Any tips? Did i found a bug?
Nim Compiler Version 2.0.0 [Linux: amd64]
Compiled at 2023-08-01
Copyright (c) 2006-2023 by Andreas Rumpf
git hash: a488067a4130f029000be4550a0fb1b39e0e9e7c
active boot switches: -d:release
sleep202308173453.nim
import os, strutils
let p = paramStr(1).parseInt
# echo paramStr(1)
sleep(p)
quit 0
waitForExiterror202308172930.nim
import osproc, random, os
randomize()
proc th(foo: bool) {.thread.} =
  while true:
    var ra = rand(1000)
    var rb = rand(1000)
    var rc = rand(100)
    let cmd = getAppDir() / "sleep202308173453 " & $ra
    var pr = startProcess(
      command = cmd,
      options = {poEvalCommand}
    )
    sleep(rc)
    try:
      let exitCode = pr.waitForExit(rb)
      var output = ""
      for line in pr.lines():
        output.add line & "\n"
    except:
      echo "CRASH"
      echo getCurrentExceptionMsg()
      echo "ra:", ra
      echo "rb:", rb
      echo "rc:", rc
      quit()
    pr.close()
var threads: array[127, Thread[bool]]
for idx in 0 .. threads.len-1:
  createThread(threads[idx], th, true)
while true:
  sleep(1000)
I'd guess you're hitting some kind of system limit. I have this status line script - https://pastebin.com/4Sz0wr21. Sometimes IO operations just fail, though in my case error is less unambigious, ExceptionMsg is "OS error: Bad file descriptor". It appears in log file once in 24 hours, but it could fail after couple seconds/minutes if I lower the sleep amount.

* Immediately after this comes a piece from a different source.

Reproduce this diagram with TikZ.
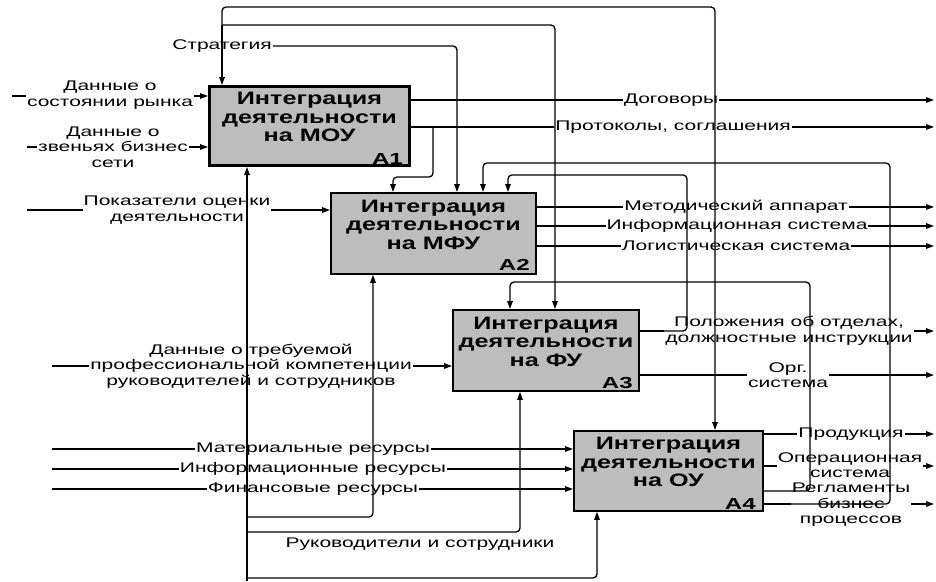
\documentclass[tikz,border=0pt]{standalone}
\usepackage{fontspec}
\setmainfont{Liberation Sans}[FakeStretch=1.5]
\newfontfamily\boxfont{Liberation Sans}[FakeStretch=1.4]
\newfontfamily\idxfont{Liberation Sans}[FakeStretch=1.5]
\usetikzlibrary{arrows.meta,calc}
\begin{document}
\begin{tikzpicture}[x=1pt,y=-1pt,
  box/.style={draw=black, line width=1.8pt, fill=black!26, inner sep=0pt, anchor=north west},
  boxtxt/.style={font={\boxfont\bfseries\fontsize{18}{18.5}\selectfont}, align=center, inner sep=0pt},
  idx/.style={font={\idxfont\bfseries\fontsize{16}{16}\selectfont}, inner sep=0pt, anchor=south east},
  lbl/.style={font={\fontsize{14}{15.5}\selectfont}, align=center, inner sep=1pt},
  lblw/.style={lbl, fill=white},
  wire/.style={line width=1.3pt},
  flow/.style={wire, -{Triangle[length=8pt,width=5.5pt]}},
  route/.style={flow, rounded corners=4pt}]
\useasboundingbox[fill=white] (0,0) rectangle (936,581);

% boxes
\node[box, line width=3pt, minimum width=200, minimum height=79] (A1) at (208,85) {};
\node[box, minimum width=205, minimum height=81] (A2) at (330,192) {};
\node[box, minimum width=186, minimum height=81] (A3) at (452,309) {};
\node[box, minimum width=189, minimum height=80] (A4) at (573,430) {};
\node[boxtxt] (A1t) at ([yshift=9]A1.center) {Интеграция\\деятельности\\на МОУ};
\node[boxtxt] (A2t) at ([yshift=9]A2.center) {Интеграция\\деятельности\\на МФУ};
\node[boxtxt] (A3t) at ([yshift=9]A3.center) {Интеграция\\деятельности\\на ФУ};
\node[boxtxt] (A4t) at ([yshift=9]A4.center) {Интеграция\\деятельности\\на ОУ};
\node[idx] (A1n) at ([xshift=-8,yshift=2]A1.south east) {A1};
\node[idx] (A2n) at ([xshift=-7,yshift=4]A2.south east) {A2};
\node[idx] (A3n) at ([xshift=-7,yshift=3]A3.south east) {A3};
\node[idx] (A4n) at ([xshift=-8,yshift=2]A4.south east) {A4};

% side points
\coordinate (xR) at (934,0);
\coordinate (xL0) at (12,0);
\coordinate (xL1) at (27,0);
\coordinate (xL2) at (52,0);
\coordinate (A1i1) at ([yshift=-11]A1.north west);
\coordinate (A1i2) at ([yshift=-62]A1.north west);
\coordinate (A2i1) at ([yshift=-18]A2.north west);
\coordinate (A3i1) at ([yshift=-57]A3.north west);
\coordinate (A4i1) at ([yshift=-19]A4.north west);
\coordinate (A4i2) at ([yshift=-39]A4.north west);
\coordinate (A4i3) at ([yshift=-59]A4.north west);
\coordinate (A1o1) at ([yshift=-15]A1.north east);
\coordinate (A1o2) at ([yshift=-42]A1.north east);
\coordinate (A2o1) at ([yshift=-15]A2.north east);
\coordinate (A2o2) at ([yshift=-34]A2.north east);
\coordinate (A2o3) at ([yshift=-54]A2.north east);
\coordinate (A3o1) at ([yshift=-22]A3.north east);
\coordinate (A3o2) at ([yshift=-66]A3.north east);
\coordinate (A4o1) at ([yshift=-4]A4.north east);
\coordinate (A4o2) at ([yshift=-36]A4.north east);
\coordinate (A4o3) at ([yshift=-61]A4.north east);
\coordinate (A4o4) at ([yshift=-74]A4.north east);

% inputs
\draw[flow] (A1i1 -| xL0) -- (A1i1);
\draw[flow] (A1i2 -| xL1) -- (A1i2);
\draw[flow] (A2i1 -| xL1) -- (A2i1);
\draw[flow] (A3i1 -| xL2) -- (A3i1);
\draw[flow] (A4i1 -| xL2) -- (A4i1);
\draw[flow] (A4i2 -| xL2) -- (A4i2);
\draw[flow] (A4i3 -| xL2) -- (A4i3);
% outputs
\draw[flow] (A1o1) -- (A1o1 -| xR);
\draw[flow] (A1o2) -- (A1o2 -| xR);
\draw[flow] (A2o1) -- (A2o1 -| xR);
\draw[flow] (A2o2) -- (A2o2 -| xR);
\draw[flow] (A2o3) -- (A2o3 -| xR);
\draw[flow] (A3o1) -- (A3o1 -| xR);
\draw[flow] (A3o2) -- (A3o2 -| xR);
\draw[flow] (A4o1) -- (A4o1 -| xR);
\draw[flow] (A4o2) -- (A4o2 -| xR);
\draw[flow] (A4o4) -- (A4o4 -| xR);

% labels
\node[lblw] (L1) at (110,95) {Данные о\\состоянии рынка};
\node[lblw] (L2) at (113,147) {Данные о\\звеньях бизнес\\сети};
\node[lblw] (L3) at (177,210) {Показатели оценки\\деятельности};
\node[lblw] (L4) at (251,366) {Данные о требуемой\\профессиональной компетенции\\руководителей и сотрудников};
\node[lblw] (L5) at (313,449) {Материальные ресурсы};
\node[lblw] (L6) at (313,469) {Информационные ресурсы};
\node[lblw] (L7) at (313,489) {Финансовые ресурсы};
\node[lblw] (R1) at (671,100) {Договоры};
\node[lblw] (R2) at (673,127) {Протоколы, соглашения};
\node[lblw] (R3) at (736,207) {Методический аппарат};
\node[lblw] (R4) at (737,226) {Информационная система};
\node[lblw] (R5) at (736,246) {Логистическая система};
\node[lblw] (R6) at (789,331) {Положения об отделах,\\должностные инструкции};
\node[lblw] (R7) at (788,375) {Орг.\\система};
\node[lblw] (R8) at (851,434) {Продукция};
\node[lblw] (R9) at (850,465) {Операционная\\система};
\node[lblw] (R10) at (851,505) {Регламенты\\бизнес\\процессов};
\node[lbl] (strat) at (222,46) {Стратегия};
\node[lbl] (mech) at (420,544) {Руководители и сотрудники};

% controls
\coordinate (jS) at (222,25);
\coordinate (tT) at (400,7);
\draw[flow] (jS) -- (jS |- A1.north);
\draw[route] (jS) |- (tT) -| ([xshift=142]A4.north west);
\draw[route] (jS) -| ([xshift=103]A3.north west);
\draw[route] (strat.east) -| ([xshift=127]A2.north west);
\coordinate (xP) at (433,0);
\coordinate (qP) at (420,177);
\draw[route] (A1o2 -| xP) |- (qP) -| ([xshift=63]A2.north west);
% feedback
\coordinate (xF1) at (890,163);
\draw[route] (A4o4) -| (xF1) -| ([xshift=153]A2.north west);
\coordinate (xF2) at (687,175);
\draw[route] (A3o1) -| (xF2) -| ([xshift=178]A2.north west);
\coordinate (xF3) at (810,282);
\draw[route] (A4o3) -| (xF3) -| ([xshift=58]A3.north west);
% mechanisms
\coordinate (mB) at (247,581);
\draw[flow] (mB) -- (mB |- A1.south);
\coordinate (m1) at (247,517);
\coordinate (m2) at (247,532);
\coordinate (m3) at (247,578);
\draw[route] (m1) -| ([xshift=43]A2.south west);
\draw[route] (m2) -| ([xshift=68]A3.south west);
\draw[route] (m3) -| ([xshift=24]A4.south west);
\end{tikzpicture}
\end{document}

So I catch an exception and ignore it.
proc exec_cmd(c: Command) {.raises: [IOError, OSError], thread.} =
  while true:
    try:
      let
        (stdout, _) = execCmdEx(c.cmd)
        parsed = stdout.strip().split('\n', 1)
      c.display = parsed[0]
      if parsed.len > 1 and parsed[1].isColor(): c.color = Color(parsed[1])
    except IOError, OSError:
      dumplog($getTime() & " " & c.cmd & " Failed! MSG: " & getCurrentException().msg)
    sleep(c.interval)
In your case, you should probably restart process on exception.
pr.peekExitCode indeed returns the correct exit code (if not killed by signal).
Then maybe i could even go without restarting the application.